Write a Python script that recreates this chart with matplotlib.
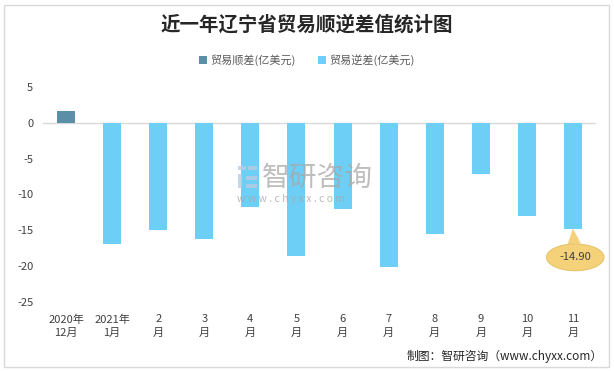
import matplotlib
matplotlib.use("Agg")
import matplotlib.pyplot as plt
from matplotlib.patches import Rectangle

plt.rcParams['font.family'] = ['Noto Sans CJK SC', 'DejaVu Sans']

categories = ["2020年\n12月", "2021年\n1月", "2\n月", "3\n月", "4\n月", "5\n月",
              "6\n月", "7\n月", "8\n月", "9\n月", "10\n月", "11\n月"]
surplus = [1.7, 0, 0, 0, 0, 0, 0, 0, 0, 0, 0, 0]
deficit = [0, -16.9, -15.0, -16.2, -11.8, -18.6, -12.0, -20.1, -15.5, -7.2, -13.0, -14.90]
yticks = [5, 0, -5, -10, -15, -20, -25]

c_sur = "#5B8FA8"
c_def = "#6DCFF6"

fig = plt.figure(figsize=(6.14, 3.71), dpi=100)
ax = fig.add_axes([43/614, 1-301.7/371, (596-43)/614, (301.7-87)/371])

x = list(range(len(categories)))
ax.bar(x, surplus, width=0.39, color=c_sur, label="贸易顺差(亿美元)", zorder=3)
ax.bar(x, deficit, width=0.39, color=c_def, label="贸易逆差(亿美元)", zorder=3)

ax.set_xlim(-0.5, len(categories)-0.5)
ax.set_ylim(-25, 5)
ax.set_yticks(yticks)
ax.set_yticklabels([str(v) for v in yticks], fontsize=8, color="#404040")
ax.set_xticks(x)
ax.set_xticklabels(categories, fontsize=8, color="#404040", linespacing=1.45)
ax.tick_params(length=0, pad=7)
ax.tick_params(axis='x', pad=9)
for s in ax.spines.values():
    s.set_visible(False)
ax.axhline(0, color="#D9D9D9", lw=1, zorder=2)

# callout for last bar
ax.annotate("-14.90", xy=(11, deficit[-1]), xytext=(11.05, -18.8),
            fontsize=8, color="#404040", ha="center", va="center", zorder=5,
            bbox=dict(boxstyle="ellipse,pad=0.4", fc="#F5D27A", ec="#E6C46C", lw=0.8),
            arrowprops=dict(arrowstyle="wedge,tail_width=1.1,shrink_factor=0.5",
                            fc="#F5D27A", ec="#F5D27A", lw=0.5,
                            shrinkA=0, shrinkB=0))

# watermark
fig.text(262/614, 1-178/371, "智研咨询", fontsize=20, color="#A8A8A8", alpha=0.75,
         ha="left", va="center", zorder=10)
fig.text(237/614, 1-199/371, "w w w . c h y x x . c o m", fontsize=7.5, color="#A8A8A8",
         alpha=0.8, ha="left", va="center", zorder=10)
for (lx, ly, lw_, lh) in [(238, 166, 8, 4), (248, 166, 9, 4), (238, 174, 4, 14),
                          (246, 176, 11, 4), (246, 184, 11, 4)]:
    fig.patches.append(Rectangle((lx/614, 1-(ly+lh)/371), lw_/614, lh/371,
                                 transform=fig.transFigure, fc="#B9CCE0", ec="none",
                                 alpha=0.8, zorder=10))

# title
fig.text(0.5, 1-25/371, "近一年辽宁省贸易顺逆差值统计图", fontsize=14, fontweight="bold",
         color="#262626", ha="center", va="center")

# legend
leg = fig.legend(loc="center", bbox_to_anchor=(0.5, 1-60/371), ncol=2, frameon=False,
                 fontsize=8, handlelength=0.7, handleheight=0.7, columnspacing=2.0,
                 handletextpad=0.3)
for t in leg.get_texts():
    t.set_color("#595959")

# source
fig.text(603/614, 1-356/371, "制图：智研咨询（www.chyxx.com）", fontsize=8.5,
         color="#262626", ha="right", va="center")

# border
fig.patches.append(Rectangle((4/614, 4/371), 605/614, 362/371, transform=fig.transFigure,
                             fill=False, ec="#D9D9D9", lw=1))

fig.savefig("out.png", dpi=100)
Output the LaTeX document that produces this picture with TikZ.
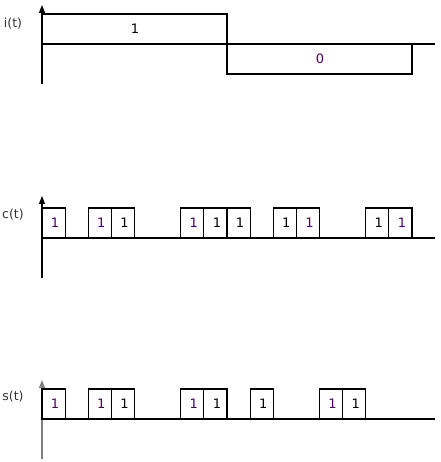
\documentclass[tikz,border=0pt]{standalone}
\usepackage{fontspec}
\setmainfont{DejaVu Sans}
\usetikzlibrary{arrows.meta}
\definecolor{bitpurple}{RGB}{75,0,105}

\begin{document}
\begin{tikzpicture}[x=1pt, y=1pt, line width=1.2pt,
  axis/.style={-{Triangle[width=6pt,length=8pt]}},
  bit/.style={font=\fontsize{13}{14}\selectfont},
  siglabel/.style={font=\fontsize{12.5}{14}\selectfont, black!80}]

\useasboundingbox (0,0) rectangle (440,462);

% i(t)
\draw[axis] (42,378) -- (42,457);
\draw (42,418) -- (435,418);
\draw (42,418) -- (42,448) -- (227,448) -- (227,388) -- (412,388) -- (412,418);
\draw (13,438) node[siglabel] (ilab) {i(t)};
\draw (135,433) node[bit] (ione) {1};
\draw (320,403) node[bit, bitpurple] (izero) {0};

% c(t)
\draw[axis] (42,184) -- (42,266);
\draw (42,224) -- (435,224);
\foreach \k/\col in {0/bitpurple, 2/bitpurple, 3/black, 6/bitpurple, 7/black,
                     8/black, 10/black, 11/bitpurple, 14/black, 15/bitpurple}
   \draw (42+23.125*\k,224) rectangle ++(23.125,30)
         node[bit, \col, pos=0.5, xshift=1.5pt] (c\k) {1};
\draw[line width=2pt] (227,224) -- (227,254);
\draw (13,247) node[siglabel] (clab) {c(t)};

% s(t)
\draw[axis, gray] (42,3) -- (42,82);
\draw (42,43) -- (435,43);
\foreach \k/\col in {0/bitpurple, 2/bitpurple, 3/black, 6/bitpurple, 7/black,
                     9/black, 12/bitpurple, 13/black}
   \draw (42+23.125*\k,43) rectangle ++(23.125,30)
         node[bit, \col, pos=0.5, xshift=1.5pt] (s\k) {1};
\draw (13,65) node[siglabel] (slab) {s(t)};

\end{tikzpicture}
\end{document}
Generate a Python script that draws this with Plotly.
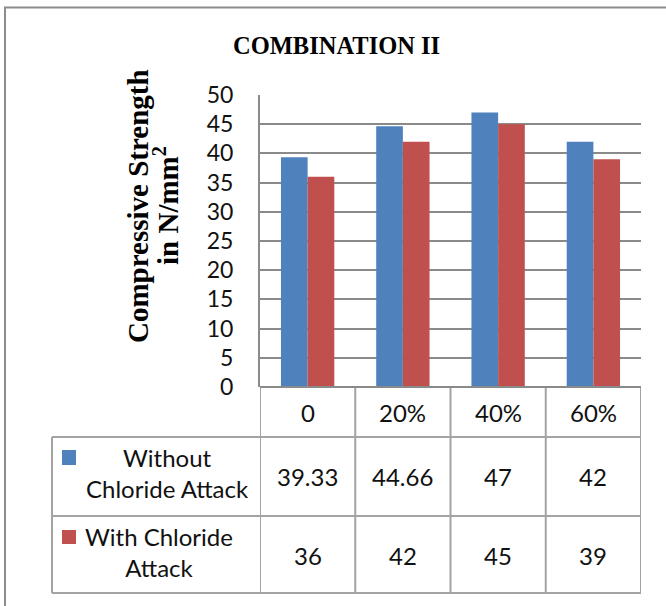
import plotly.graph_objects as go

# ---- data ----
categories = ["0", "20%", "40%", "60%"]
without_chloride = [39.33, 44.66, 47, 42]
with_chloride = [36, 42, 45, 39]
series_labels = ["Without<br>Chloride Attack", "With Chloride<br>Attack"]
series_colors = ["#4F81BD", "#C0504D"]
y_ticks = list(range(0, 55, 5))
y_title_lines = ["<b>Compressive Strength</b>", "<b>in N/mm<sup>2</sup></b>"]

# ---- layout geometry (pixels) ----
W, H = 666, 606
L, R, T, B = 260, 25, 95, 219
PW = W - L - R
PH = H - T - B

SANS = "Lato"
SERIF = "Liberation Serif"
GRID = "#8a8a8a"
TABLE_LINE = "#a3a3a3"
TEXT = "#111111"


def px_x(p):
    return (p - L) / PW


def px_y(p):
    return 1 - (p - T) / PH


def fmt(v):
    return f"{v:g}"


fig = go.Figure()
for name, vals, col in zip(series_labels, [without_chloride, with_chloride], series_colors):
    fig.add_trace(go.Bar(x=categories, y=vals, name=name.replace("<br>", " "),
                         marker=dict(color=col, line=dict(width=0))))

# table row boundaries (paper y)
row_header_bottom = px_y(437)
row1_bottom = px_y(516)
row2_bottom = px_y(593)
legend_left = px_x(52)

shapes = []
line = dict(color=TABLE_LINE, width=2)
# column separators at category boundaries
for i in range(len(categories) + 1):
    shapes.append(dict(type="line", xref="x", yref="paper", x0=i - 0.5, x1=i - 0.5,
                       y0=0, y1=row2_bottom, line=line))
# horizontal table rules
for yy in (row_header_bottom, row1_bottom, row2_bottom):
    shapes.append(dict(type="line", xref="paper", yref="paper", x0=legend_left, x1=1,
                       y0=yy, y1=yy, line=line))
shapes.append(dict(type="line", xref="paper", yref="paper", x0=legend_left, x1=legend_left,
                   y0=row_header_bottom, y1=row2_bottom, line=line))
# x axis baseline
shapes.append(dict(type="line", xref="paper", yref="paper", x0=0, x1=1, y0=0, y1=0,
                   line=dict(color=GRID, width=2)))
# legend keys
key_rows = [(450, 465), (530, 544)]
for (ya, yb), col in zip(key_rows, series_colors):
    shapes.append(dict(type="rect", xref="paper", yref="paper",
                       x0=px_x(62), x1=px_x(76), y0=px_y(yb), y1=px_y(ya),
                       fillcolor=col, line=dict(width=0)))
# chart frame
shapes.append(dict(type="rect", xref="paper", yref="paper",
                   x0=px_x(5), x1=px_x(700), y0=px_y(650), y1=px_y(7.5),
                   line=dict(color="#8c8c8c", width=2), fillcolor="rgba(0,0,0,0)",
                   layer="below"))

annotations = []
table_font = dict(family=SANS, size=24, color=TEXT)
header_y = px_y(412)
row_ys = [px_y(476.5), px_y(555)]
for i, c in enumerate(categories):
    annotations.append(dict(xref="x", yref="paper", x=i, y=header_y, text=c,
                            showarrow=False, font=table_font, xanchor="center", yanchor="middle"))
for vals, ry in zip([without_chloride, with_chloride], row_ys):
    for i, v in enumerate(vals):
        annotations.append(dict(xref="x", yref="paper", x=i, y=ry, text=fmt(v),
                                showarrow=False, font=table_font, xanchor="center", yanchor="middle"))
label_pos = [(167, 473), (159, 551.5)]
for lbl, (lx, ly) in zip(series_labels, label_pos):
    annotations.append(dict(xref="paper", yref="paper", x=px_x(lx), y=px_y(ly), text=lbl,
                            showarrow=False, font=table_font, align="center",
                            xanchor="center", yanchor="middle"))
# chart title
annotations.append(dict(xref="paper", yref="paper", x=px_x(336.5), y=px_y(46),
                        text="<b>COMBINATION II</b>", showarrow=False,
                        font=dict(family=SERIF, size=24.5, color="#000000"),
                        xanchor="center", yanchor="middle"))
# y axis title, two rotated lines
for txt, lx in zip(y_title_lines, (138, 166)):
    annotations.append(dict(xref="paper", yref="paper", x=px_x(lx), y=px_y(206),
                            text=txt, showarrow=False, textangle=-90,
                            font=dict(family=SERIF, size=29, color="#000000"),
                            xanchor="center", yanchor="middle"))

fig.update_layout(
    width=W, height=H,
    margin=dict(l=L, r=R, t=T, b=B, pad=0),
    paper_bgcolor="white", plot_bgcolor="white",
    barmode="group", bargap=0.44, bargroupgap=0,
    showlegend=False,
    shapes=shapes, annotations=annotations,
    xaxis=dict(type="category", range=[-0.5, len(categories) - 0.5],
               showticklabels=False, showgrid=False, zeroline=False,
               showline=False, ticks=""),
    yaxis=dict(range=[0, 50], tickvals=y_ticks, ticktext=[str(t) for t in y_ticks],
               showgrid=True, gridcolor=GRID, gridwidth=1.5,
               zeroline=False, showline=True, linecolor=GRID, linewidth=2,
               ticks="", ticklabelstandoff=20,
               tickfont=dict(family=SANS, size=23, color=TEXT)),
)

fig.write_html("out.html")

=======

• WRITTEN REQUEST
Set down again, exactly, the lines of the material above from its first line to the one with "shrinkA=0, shrinkB=0))", inclusive. Leave the pictures out.

• ANSWER TO THIS PROBLEM
Write a Python script that recreates this chart with matplotlib.
import matplotlib
matplotlib.use("Agg")
import matplotlib.pyplot as plt
from matplotlib.patches import Rectangle

plt.rcParams['font.family'] = ['Noto Sans CJK SC', 'DejaVu Sans']

categories = ["2020年\n12月", "2021年\n1月", "2\n月", "3\n月", "4\n月", "5\n月",
              "6\n月", "7\n月", "8\n月", "9\n月", "10\n月", "11\n月"]
surplus = [1.7, 0, 0, 0, 0, 0, 0, 0, 0, 0, 0, 0]
deficit = [0, -16.9, -15.0, -16.2, -11.8, -18.6, -12.0, -20.1, -15.5, -7.2, -13.0, -14.90]
yticks = [5, 0, -5, -10, -15, -20, -25]

c_sur = "#5B8FA8"
c_def = "#6DCFF6"

fig = plt.figure(figsize=(6.14, 3.71), dpi=100)
ax = fig.add_axes([43/614, 1-301.7/371, (596-43)/614, (301.7-87)/371])

x = list(range(len(categories)))
ax.bar(x, surplus, width=0.39, color=c_sur, label="贸易顺差(亿美元)", zorder=3)
ax.bar(x, deficit, width=0.39, color=c_def, label="贸易逆差(亿美元)", zorder=3)

ax.set_xlim(-0.5, len(categories)-0.5)
ax.set_ylim(-25, 5)
ax.set_yticks(yticks)
ax.set_yticklabels([str(v) for v in yticks], fontsize=8, color="#404040")
ax.set_xticks(x)
ax.set_xticklabels(categories, fontsize=8, color="#404040", linespacing=1.45)
ax.tick_params(length=0, pad=7)
ax.tick_params(axis='x', pad=9)
for s in ax.spines.values():
    s.set_visible(False)
ax.axhline(0, color="#D9D9D9", lw=1, zorder=2)

# callout for last bar
ax.annotate("-14.90", xy=(11, deficit[-1]), xytext=(11.05, -18.8),
            fontsize=8, color="#404040", ha="center", va="center", zorder=5,
            bbox=dict(boxstyle="ellipse,pad=0.4", fc="#F5D27A", ec="#E6C46C", lw=0.8),
            arrowprops=dict(arrowstyle="wedge,tail_width=1.1,shrink_factor=0.5",
                            fc="#F5D27A", ec="#F5D27A", lw=0.5,
                            shrinkA=0, shrinkB=0))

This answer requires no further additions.